I woke up at 2 a.m. thinking about a friend who, like millions of other elders, was forcibly removed from her home and placed in a long-term-care facility.
In the weeks before she was whisked away, I tried to warn her that she was getting forgetful, even delusional, and that if she didn’t move herself out of her two-story apartment with the worrisome stairs in favor of a safer living situation, someone else would likely step in and do it for her.
She looked at me like I was crazy and, with all the authority of her 94 years, flat-out told me, “If there were something wrong with my mind, don’t you think I’d be the first to know it?”
She had no recollection of falling and landing in the hospital for five days. When I went to pick her up, she thought she was checking out of a hotel.
She saw my spending the night at her house as an invasion of her privacy.
The night that it hit her that she had lost control of her bladder and had to wear “diaper pants,” she screamed and asked me to shoot her.
But, by the light of day, the agonizing nighttime scenes were forgotten. She was immaculately groomed, drove herself everywhere, and could carry on the most interesting and astute conversations. Anyone casually stopping by would be impressed by her pleasant apartment, her yoga practice, her ongoing art projects, and her ability to take care of her own daily needs.
Like so many other fiercely independent creative elders whom I’ve assisted over the years, she found the possibility that someone could actually force her out of her home to be unthinkable.
Yet it happened.
Yesterday it was my turn to help my mom with her ADLs (Activities of Daily Living).

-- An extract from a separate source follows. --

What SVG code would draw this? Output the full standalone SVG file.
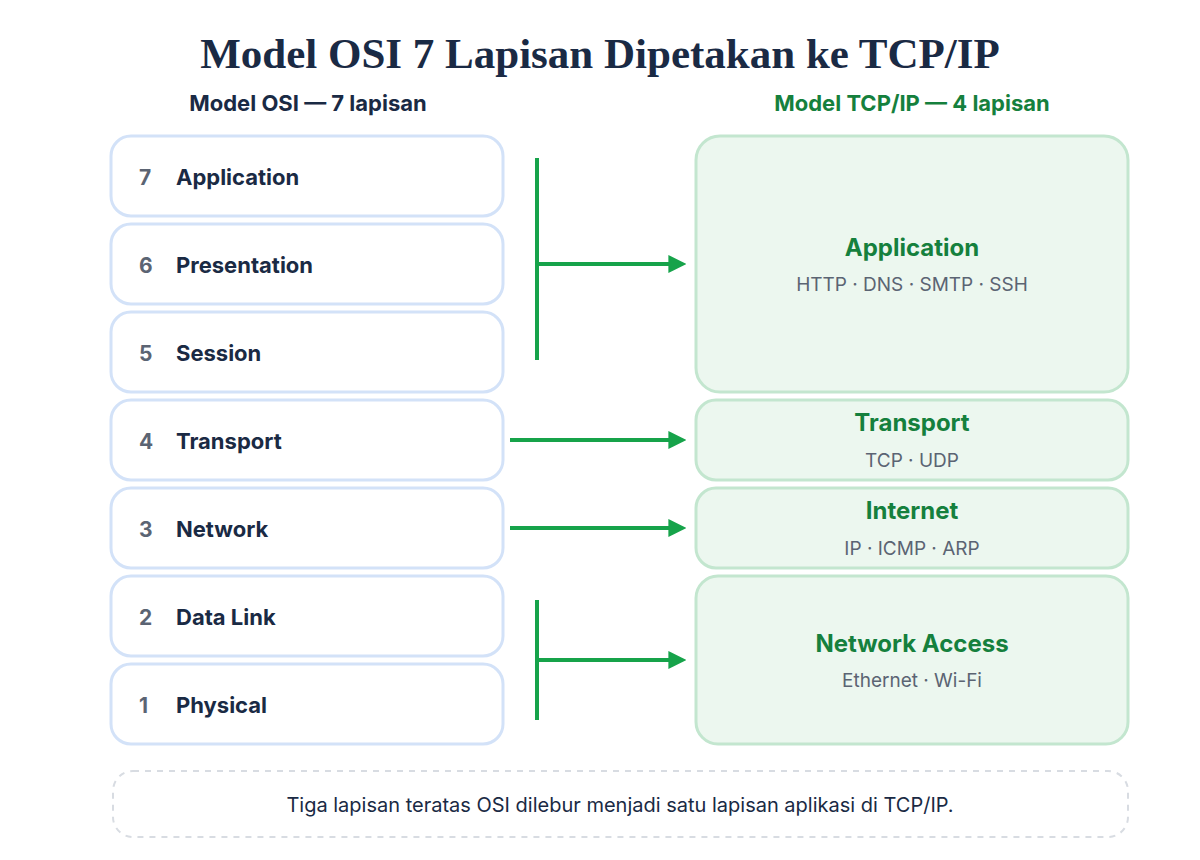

Were it not for my dad’s presence in the home, and the care of all three of her daughters and her four granddaughters, my 93-year- old mother would require 24-hour care, either at home or in an institution.
A few days ago, in spite of our concerted efforts to keep walkers strategically placed in the front and back of the house, my mom again slipped and fell. My dad, unable to help her get back up, walked over to summon one of the neighbors, who picked up my light weight, skeletal mother and carried her to bed.
My mom’s eyesight and hearing is perfect. She still plays the piano beautifully, with vigor and enthusiasm, and speaks six languages. She catches all my jokes and is quick to poke fun at life. But her memory is slipping day by day. Yesterday she wondered who my parents were.
My dad is losing his eyesight. He can no longer read or write. In his own way, he’s doing a life review, dictating letters and making phone calls to relatives and old acquaintances while he still can. Yesterday he asked me to track down the phone number of a friend he worked with fifty years ago, someone he has not spoken to in many years.
I found the number and dialed it. As luck would have it, the man he was seeking answered the phone.
After identifying himself, my dad didn’t mince words but cut right to the chase. “I’m about to die, and I want to set the record straight.” He then launched into a story concerning an incident that happened at work that evidently had been smoldering on his conscience for all those years.
Much to my dad’s astonishment, the former colleague on the other end of the line claimed to have no recollection of what he was talking about. Undaunted, my dad described several more times what, in his mind, had taken place so long ago, and told his friend why, now that he’s about to die, he was making it his final mission to correct this mistake.
From my perspective as I overheard the conversation, it was nothing that a man in his final days needed to worry about. No criminal activity had taken place. But in my dad’s mind it was “important to set the record straight.”
From what I gathered, his friend still maintained that he didn’t remember the incident, which confounded my dad to no end.
“But you were there. Surely you remember!”
After more bantering back and forth, whatever this colleague said on the other end of the line seemed to be easing my dad’s mind. Toward the end of the conversation, he was laughing and enjoying the camaraderie of reconnecting with a friend from the past. But right after they hung up he turned to me and said, “Suzan, can you imagine such a thing! He was there, he gave the orders, but he doesn’t remember anything about it!”
“There’s one thing I want you to know, Suzan,” he went on, as if for the first time. “I believe in the day of judgement. One day you will stand alone in front of your maker. When I stand before my maker, I want to have a clean slate . . . Every day I commune with my heavenly father . . . ”
I’m happy for my dad that he has found peace.
On page 17 of the book “Veteran’s Stories of Ventura County,” there are two photographs of my Dutch Indonesian father as a teenager newly inducted in the Royal Dutch Navy. These photos were taken before he was a prisoner of war and saw the atomic bomb annihilate Nagasaki. In these two photos, his face looks just like mine when I was his age. He’s happy-go-lucky, smiling with youthful optimism, unaware of the horrors to come.
I respect how the God of his faith has helped him to bear the shock of war and burden of life. In my youth we argued . . . now I understand.
As for me, the longer I live, the more I see that the human mind is capable of inventing the most astonishing beliefs. And we all tend to assume, just like my elderly friend: “If there was something wrong with my mind, don’t you think I’d be the first to know it?” — in Ojai, CA.